▶

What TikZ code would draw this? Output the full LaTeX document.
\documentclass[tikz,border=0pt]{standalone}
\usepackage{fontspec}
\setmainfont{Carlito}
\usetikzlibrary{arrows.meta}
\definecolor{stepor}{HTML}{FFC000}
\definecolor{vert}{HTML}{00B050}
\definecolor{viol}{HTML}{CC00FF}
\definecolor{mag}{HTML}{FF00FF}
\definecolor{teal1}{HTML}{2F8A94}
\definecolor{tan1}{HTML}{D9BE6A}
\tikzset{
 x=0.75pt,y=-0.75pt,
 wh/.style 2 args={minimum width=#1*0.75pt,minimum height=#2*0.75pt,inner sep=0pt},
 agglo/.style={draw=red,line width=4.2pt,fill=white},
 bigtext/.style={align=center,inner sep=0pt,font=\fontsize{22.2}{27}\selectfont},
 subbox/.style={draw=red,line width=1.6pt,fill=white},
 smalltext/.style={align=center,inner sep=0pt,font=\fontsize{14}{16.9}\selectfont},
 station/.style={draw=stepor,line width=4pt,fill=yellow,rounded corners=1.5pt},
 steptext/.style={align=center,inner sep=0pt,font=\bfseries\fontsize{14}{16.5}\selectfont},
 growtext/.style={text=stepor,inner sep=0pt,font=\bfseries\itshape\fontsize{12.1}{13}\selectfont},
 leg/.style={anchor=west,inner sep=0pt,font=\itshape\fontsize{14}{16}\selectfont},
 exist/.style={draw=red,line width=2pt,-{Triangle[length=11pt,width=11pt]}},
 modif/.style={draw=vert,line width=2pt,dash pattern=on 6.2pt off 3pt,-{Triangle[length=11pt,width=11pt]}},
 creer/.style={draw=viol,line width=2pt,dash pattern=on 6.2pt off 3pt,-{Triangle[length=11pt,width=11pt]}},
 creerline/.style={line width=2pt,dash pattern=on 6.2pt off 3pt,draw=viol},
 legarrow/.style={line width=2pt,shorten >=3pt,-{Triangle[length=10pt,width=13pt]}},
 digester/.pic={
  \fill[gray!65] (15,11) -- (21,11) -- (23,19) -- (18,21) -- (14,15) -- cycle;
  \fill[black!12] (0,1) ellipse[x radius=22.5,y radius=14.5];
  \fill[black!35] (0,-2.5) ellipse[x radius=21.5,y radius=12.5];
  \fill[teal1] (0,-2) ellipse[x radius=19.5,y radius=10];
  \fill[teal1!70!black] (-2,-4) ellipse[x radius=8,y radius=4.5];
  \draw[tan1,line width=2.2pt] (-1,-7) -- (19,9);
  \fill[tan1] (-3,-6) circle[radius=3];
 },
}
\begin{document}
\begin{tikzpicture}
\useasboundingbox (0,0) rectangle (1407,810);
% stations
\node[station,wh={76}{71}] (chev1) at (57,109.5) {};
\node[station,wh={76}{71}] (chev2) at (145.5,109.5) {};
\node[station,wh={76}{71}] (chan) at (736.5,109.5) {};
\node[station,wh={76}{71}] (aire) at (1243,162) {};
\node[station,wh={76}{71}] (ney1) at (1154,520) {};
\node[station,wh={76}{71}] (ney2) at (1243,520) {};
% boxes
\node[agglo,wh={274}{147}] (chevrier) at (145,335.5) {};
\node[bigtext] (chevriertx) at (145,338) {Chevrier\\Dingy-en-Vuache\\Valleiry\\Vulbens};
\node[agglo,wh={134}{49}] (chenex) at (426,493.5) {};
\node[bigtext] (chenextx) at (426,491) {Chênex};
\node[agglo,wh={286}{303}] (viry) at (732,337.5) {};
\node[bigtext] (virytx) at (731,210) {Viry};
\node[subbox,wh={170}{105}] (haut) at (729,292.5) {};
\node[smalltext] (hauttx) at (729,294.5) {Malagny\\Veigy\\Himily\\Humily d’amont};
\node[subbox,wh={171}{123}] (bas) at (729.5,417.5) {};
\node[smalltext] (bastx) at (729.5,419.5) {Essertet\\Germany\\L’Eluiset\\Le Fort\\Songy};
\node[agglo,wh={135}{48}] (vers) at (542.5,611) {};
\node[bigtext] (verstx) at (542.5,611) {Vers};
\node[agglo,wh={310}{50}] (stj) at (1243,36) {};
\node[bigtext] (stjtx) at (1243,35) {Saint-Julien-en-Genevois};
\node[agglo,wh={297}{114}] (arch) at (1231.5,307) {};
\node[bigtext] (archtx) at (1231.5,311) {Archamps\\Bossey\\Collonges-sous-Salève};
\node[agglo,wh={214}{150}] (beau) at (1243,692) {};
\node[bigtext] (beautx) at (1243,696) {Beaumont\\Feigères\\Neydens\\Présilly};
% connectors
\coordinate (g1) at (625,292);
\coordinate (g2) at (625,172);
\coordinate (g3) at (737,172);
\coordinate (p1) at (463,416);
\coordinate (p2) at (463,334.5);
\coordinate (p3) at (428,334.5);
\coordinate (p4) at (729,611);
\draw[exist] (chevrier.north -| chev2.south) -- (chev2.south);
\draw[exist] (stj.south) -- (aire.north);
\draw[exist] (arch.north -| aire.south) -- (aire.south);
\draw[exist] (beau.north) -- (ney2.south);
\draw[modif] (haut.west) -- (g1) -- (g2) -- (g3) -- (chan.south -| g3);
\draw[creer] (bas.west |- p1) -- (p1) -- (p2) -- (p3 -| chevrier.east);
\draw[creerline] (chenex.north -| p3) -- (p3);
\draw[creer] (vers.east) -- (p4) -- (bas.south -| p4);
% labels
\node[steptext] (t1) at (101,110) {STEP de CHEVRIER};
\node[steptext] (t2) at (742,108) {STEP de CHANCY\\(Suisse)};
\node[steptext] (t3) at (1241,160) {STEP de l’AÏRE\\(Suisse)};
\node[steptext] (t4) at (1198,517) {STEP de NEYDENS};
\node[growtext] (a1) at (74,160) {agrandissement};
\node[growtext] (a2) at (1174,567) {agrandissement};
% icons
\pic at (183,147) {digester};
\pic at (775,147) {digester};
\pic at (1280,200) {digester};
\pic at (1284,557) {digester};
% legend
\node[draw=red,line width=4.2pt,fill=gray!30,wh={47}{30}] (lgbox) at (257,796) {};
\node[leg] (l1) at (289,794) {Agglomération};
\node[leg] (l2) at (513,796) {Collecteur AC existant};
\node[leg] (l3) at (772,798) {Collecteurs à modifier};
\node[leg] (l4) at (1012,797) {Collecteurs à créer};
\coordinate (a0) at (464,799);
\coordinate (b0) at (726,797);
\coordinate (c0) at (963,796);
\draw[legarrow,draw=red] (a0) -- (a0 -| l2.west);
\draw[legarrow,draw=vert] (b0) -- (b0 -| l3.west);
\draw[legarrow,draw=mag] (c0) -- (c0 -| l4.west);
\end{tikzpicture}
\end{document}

◀
▶

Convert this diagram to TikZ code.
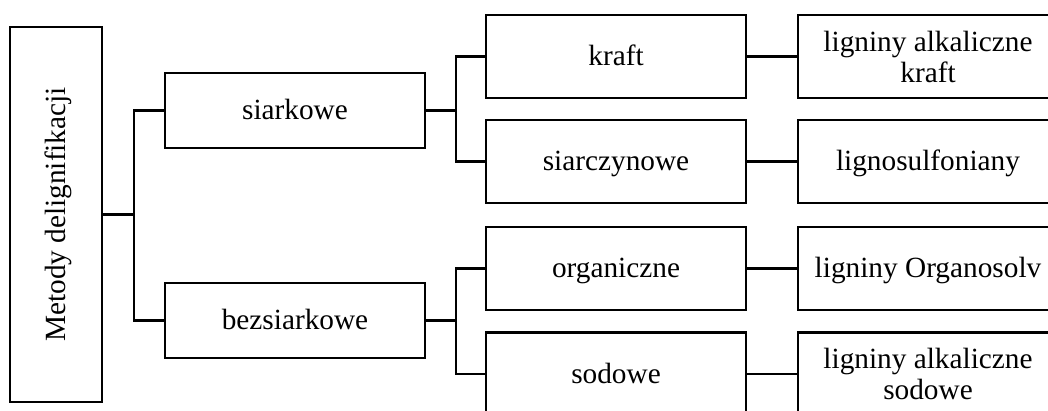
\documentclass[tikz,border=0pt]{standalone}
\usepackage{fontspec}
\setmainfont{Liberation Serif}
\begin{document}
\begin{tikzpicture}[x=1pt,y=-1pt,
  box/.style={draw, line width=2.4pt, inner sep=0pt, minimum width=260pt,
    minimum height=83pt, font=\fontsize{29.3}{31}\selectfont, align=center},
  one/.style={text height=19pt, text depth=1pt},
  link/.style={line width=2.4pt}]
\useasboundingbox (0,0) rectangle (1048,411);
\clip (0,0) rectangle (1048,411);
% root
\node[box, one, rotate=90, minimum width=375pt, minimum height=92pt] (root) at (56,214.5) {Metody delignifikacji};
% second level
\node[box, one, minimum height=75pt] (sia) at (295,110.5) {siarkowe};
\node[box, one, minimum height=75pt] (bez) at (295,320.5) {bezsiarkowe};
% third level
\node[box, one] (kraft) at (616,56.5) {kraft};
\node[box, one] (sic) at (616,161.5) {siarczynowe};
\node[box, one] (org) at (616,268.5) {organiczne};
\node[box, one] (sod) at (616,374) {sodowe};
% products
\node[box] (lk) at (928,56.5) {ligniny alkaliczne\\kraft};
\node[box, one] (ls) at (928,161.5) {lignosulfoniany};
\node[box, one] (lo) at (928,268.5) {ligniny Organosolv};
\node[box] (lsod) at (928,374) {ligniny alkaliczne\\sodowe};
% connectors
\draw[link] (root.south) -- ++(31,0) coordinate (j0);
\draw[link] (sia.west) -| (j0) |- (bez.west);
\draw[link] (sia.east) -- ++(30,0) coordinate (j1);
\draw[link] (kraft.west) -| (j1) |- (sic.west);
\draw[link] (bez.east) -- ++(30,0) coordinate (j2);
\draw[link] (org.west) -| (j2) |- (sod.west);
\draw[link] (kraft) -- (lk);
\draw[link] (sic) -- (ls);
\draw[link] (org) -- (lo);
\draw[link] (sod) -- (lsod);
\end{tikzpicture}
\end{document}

◀

WHAT IS NEEDED: From the listing above, collect each line in which the string "code" appears.

EXERCISE OUTPUT:
What TikZ code would draw this? Output the full LaTeX document.
Convert this diagram to TikZ code.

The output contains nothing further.